▶ **WHAT IS REQUIRED**
Return each line of the listing below, unchanged, and omit the images.

▶ **SOURCE MATERIAL**
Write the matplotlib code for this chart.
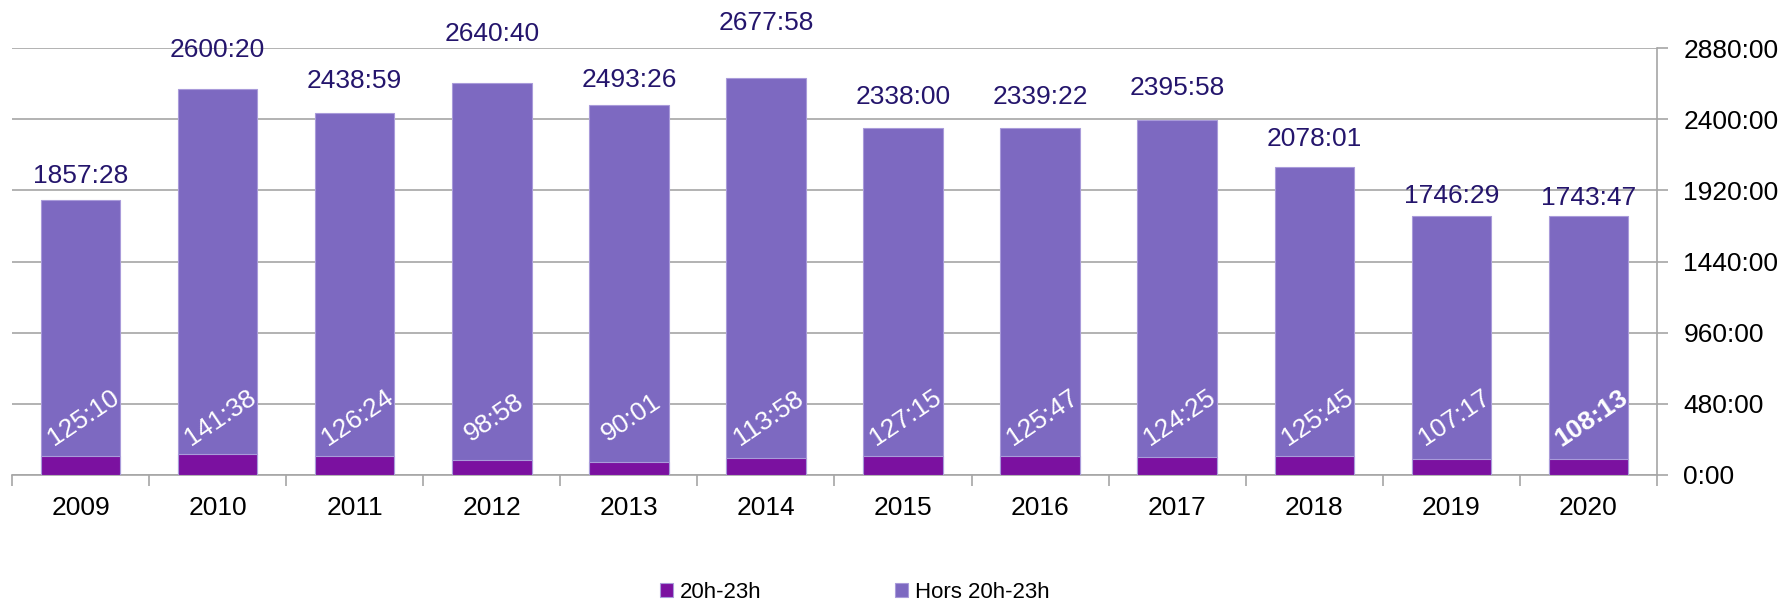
import numpy as np
import matplotlib
matplotlib.use('Agg')
import matplotlib.pyplot as plt
from matplotlib.ticker import FuncFormatter

plt.rcParams['font.family'] = ['Liberation Sans', 'DejaVu Sans']

# data (hours:minutes)
years = ['2009', '2010', '2011', '2012', '2013', '2014', '2015', '2016', '2017', '2018', '2019', '2020']
hors_20_23 = ['1857:28', '2600:20', '2438:59', '2640:40', '2493:26', '2677:58',
              '2338:00', '2339:22', '2395:58', '2078:01', '1746:29', '1743:47']
h20_23 = ['125:10', '141:38', '126:24', '98:58', '90:01', '113:58',
          '127:15', '125:47', '124:25', '125:45', '107:17', '108:13']

# pixel offsets of the top labels (they were moved by hand in the original)
top_offsets = [24, 39, 32, 49, 25, 55, 31, 31, 32, 28, 20, 18]


def to_hours(s):
    h, m = s.split(':')
    return int(h) + int(m) / 60.0


hors_vals = np.array([to_hours(s) for s in hors_20_23])
h20_vals = np.array([to_hours(s) for s in h20_23])

fig = plt.figure(figsize=(17.81, 6.03), dpi=100)
ax = fig.add_axes([12 / 1781, 1 - 475 / 603, (1657 - 12) / 1781, (475 - 48) / 603])

x = np.arange(len(years))
w = 0.58
c_dark = '#7B11A0'
c_light = '#7D69C1'

ax.bar(x, hors_vals, w, color=c_light, edgecolor='#A99BDA', linewidth=0.8, zorder=2,
       label='Hors 20h-23h')
ax.bar(x, h20_vals, w, color=c_dark, edgecolor='#A99BDA', linewidth=0.8, zorder=3,
       label='20h-23h')

for i in range(len(years)):
    ax.annotate(hors_20_23[i], (x[i], hors_vals[i]), xytext=(0, top_offsets[i]),
                textcoords='offset pixels', ha='center', va='center',
                fontsize=19, color='#24156C', zorder=5)
    ax.text(x[i] + 0.02, 385, h20_23[i], rotation=34, ha='center', va='center',
            fontsize=19, color='white', zorder=5,
            fontweight='bold' if i == len(years) - 1 else 'normal')

ax.set_xlim(-0.5, len(years) - 0.5)
ax.set_ylim(0, 2880)

ax.yaxis.tick_right()
ax.set_yticks(np.arange(0, 2881, 480))
ax.yaxis.set_major_formatter(FuncFormatter(lambda v, p: '%d:00' % v))
ax.grid(axis='y', color='#A6A6A6', linewidth=1.2, zorder=0)

ax.set_xticks(np.arange(-0.5, len(years), 1.0))
ax.set_xticklabels([])
ax.set_xticks(x, minor=True)
ax.set_xticklabels(years, minor=True)
ax.tick_params(axis='x', which='major', direction='out', length=8, color='#A6A6A6', width=1.2)
ax.tick_params(axis='x', which='minor', length=0, pad=15, labelsize=19)
ax.tick_params(axis='y', direction='out', length=8, color='#A6A6A6', width=1.2,
               labelsize=19, pad=11)

for s in ['left', 'top']:
    ax.spines[s].set_visible(False)
for s in ['right', 'bottom']:
    ax.spines[s].set_color('#A6A6A6')
    ax.spines[s].set_linewidth(1.2)

handles, labels = ax.get_legend_handles_labels()
fig.legend(handles[::-1], labels[::-1], loc='lower center', ncol=2,
           bbox_to_anchor=(0.48, -0.033), frameon=False, fontsize=16,
           handlelength=0.6, handleheight=0.6, handletextpad=0.3, columnspacing=6.0)

fig.savefig('out.png', dpi=100)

▶ **EXERCISE ANSWER**
Write the matplotlib code for this chart.
import numpy as np
import matplotlib
matplotlib.use('Agg')
import matplotlib.pyplot as plt
from matplotlib.ticker import FuncFormatter

plt.rcParams['font.family'] = ['Liberation Sans', 'DejaVu Sans']

# data (hours:minutes)
years = ['2009', '2010', '2011', '2012', '2013', '2014', '2015', '2016', '2017', '2018', '2019', '2020']
hors_20_23 = ['1857:28', '2600:20', '2438:59', '2640:40', '2493:26', '2677:58',
              '2338:00', '2339:22', '2395:58', '2078:01', '1746:29', '1743:47']
h20_23 = ['125:10', '141:38', '126:24', '98:58', '90:01', '113:58',
          '127:15', '125:47', '124:25', '125:45', '107:17', '108:13']

# pixel offsets of the top labels (they were moved by hand in the original)
top_offsets = [24, 39, 32, 49, 25, 55, 31, 31, 32, 28, 20, 18]


def to_hours(s):
    h, m = s.split(':')
    return int(h) + int(m) / 60.0


hors_vals = np.array([to_hours(s) for s in hors_20_23])
h20_vals = np.array([to_hours(s) for s in h20_23])

fig = plt.figure(figsize=(17.81, 6.03), dpi=100)
ax = fig.add_axes([12 / 1781, 1 - 475 / 603, (1657 - 12) / 1781, (475 - 48) / 603])

x = np.arange(len(years))
w = 0.58
c_dark = '#7B11A0'
c_light = '#7D69C1'

ax.bar(x, hors_vals, w, color=c_light, edgecolor='#A99BDA', linewidth=0.8, zorder=2,
       label='Hors 20h-23h')
ax.bar(x, h20_vals, w, color=c_dark, edgecolor='#A99BDA', linewidth=0.8, zorder=3,
       label='20h-23h')

for i in range(len(years)):
    ax.annotate(hors_20_23[i], (x[i], hors_vals[i]), xytext=(0, top_offsets[i]),
                textcoords='offset pixels', ha='center', va='center',
                fontsize=19, color='#24156C', zorder=5)
    ax.text(x[i] + 0.02, 385, h20_23[i], rotation=34, ha='center', va='center',
            fontsize=19, color='white', zorder=5,
            fontweight='bold' if i == len(years) - 1 else 'normal')

ax.set_xlim(-0.5, len(years) - 0.5)
ax.set_ylim(0, 2880)

ax.yaxis.tick_right()
ax.set_yticks(np.arange(0, 2881, 480))
ax.yaxis.set_major_formatter(FuncFormatter(lambda v, p: '%d:00' % v))
ax.grid(axis='y', color='#A6A6A6', linewidth=1.2, zorder=0)

ax.set_xticks(np.arange(-0.5, len(years), 1.0))
ax.set_xticklabels([])
ax.set_xticks(x, minor=True)
ax.set_xticklabels(years, minor=True)
ax.tick_params(axis='x', which='major', direction='out', length=8, color='#A6A6A6', width=1.2)
ax.tick_params(axis='x', which='minor', length=0, pad=15, labelsize=19)
ax.tick_params(axis='y', direction='out', length=8, color='#A6A6A6', width=1.2,
               labelsize=19, pad=11)

for s in ['left', 'top']:
    ax.spines[s].set_visible(False)
for s in ['right', 'bottom']:
    ax.spines[s].set_color('#A6A6A6')
    ax.spines[s].set_linewidth(1.2)

handles, labels = ax.get_legend_handles_labels()
fig.legend(handles[::-1], labels[::-1], loc='lower center', ncol=2,
           bbox_to_anchor=(0.48, -0.033), frameon=False, fontsize=16,
           handlelength=0.6, handleheight=0.6, handletextpad=0.3, columnspacing=6.0)

fig.savefig('out.png', dpi=100)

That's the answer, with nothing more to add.